Caso houvesse da sua parte ou da do Samuel alguma restrição pelo fato de Gibson ter sido o Ministro de Estado de um duríssimo Governo militar, lembro a vocês que a personalidade e a autoridade moral do falecido Embaixador foram diretamente responsáveis pela manutenção da dignidade do Itamaraty naquele terrível período. Devemos a Gibson, como a alguns dos outros colegas que bem dirigiram a Casa após 1964, o fato do Itamaraty haver sido preservado tanto quanto possível da violência do regime.

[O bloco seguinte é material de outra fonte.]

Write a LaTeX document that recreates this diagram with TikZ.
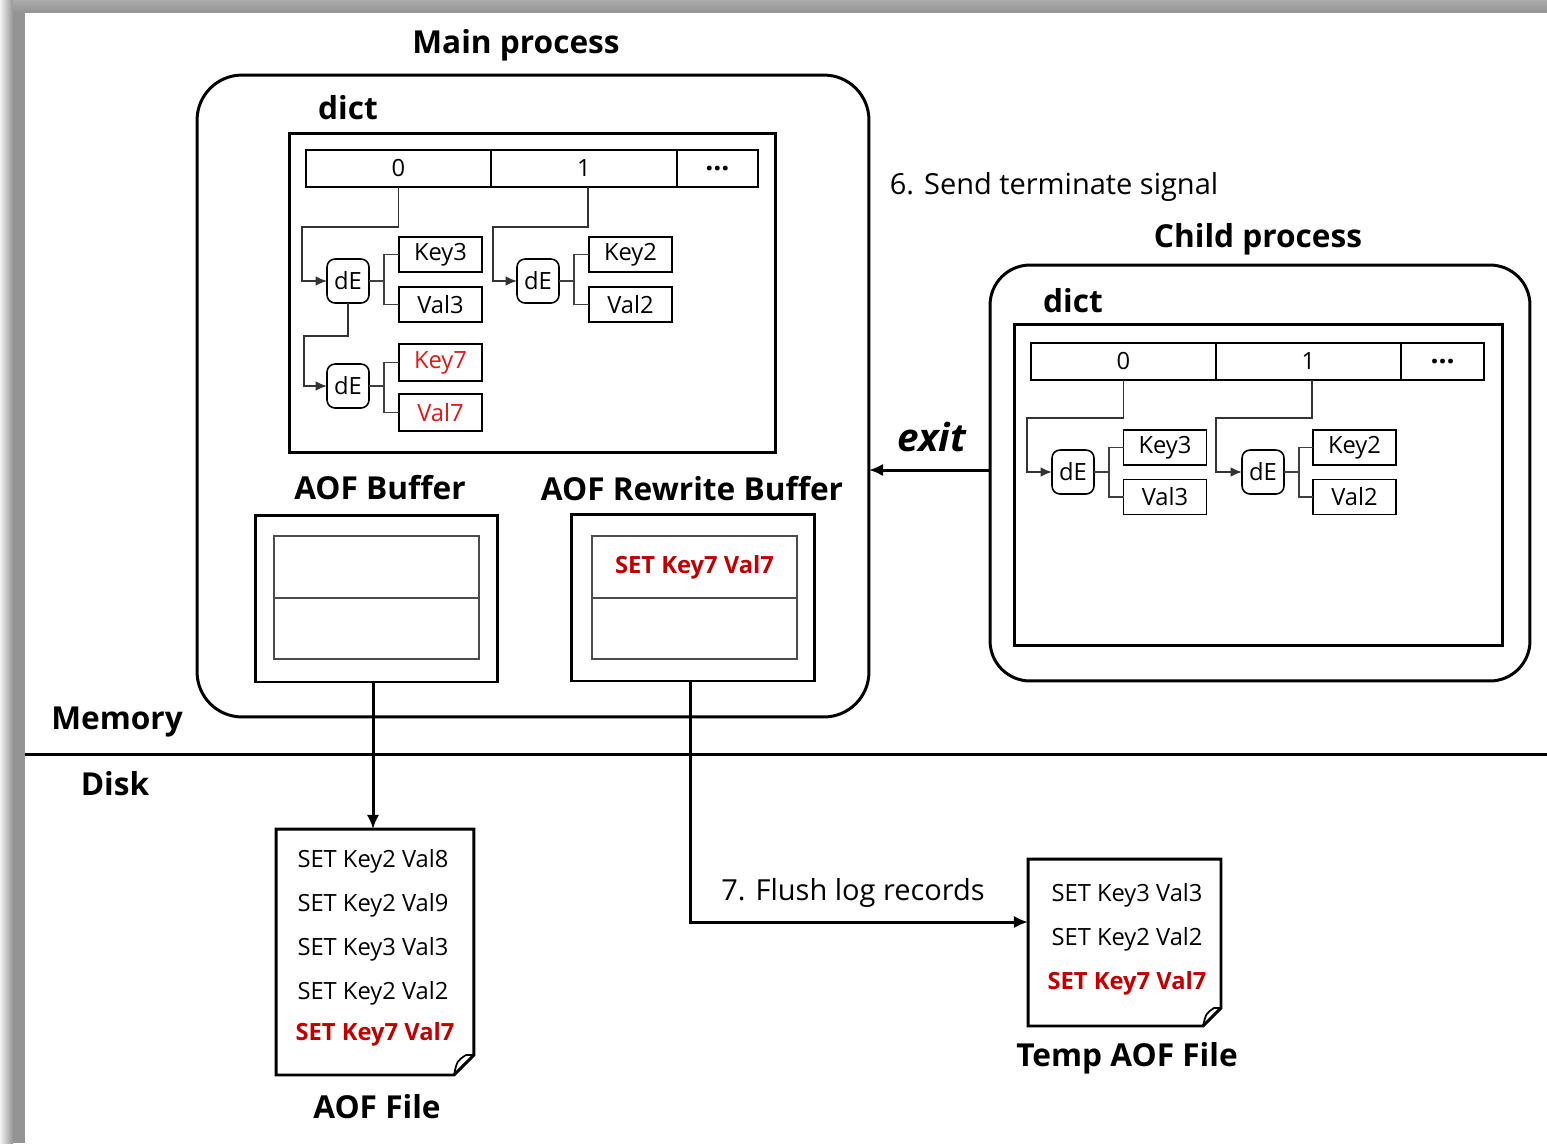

Creio que você – que sempre considerei dos mais inteligentes dentre os colegas – acabou tendo o bom senso de dar um freio na iconoclastia infantil que fazia com que o Itamaraty fingisse desconhecer o desaparecimento de um dos seus melhores nomes, e viesse, finalmente, a evitar uma grosseria inexplicável e a juntar-se ao preito que lhe rendíamos os colegas.

Pois, alentado por essa demonstração de juízo, tomo a liberdade de sugerir que use essa inteligência para analisar com equilíbrio os rumos que sua gestão está dando à Casa. Para ver que o PT passará (e breve, espero), assim como passou o regime militar, mas que o Itamaraty deve permanecer. Os José Dirceus, os Marco Aurélio Garcias e outros sicários da vida são, felizmente, transitórios. O Itamaraty era, pensávamos, permanente, com suas tradições, suas invejáveis e invejadas normas administrativas.

Que você, como parece ter feito no caso do Embaixador Gibson, use de sua inteligência para deter o processo de aviltamento das tradições da carreira.

O achincalhamento a que a atual gestão submeteu a organização e os bons costumes do Ministério vai demorar décadas para ser remediado. Mas, se você utilizar sua inteligência para deter de imediato o processo e começar, na medida do possível (sei que no quadro atual não deve ser tarefa fácil) a revertê-lo, talvez dentro de uns dez a vinte anos possamos pelo menos voltar a donde estávamos no final de 2002. E daí evoluir.

Atenciosamente (embora seja norma da Casa, não dá para usar "respeitosamente" com o Ministro de Estado que está, até o momento, presidindo ao seu desmoronamento ético e profissional).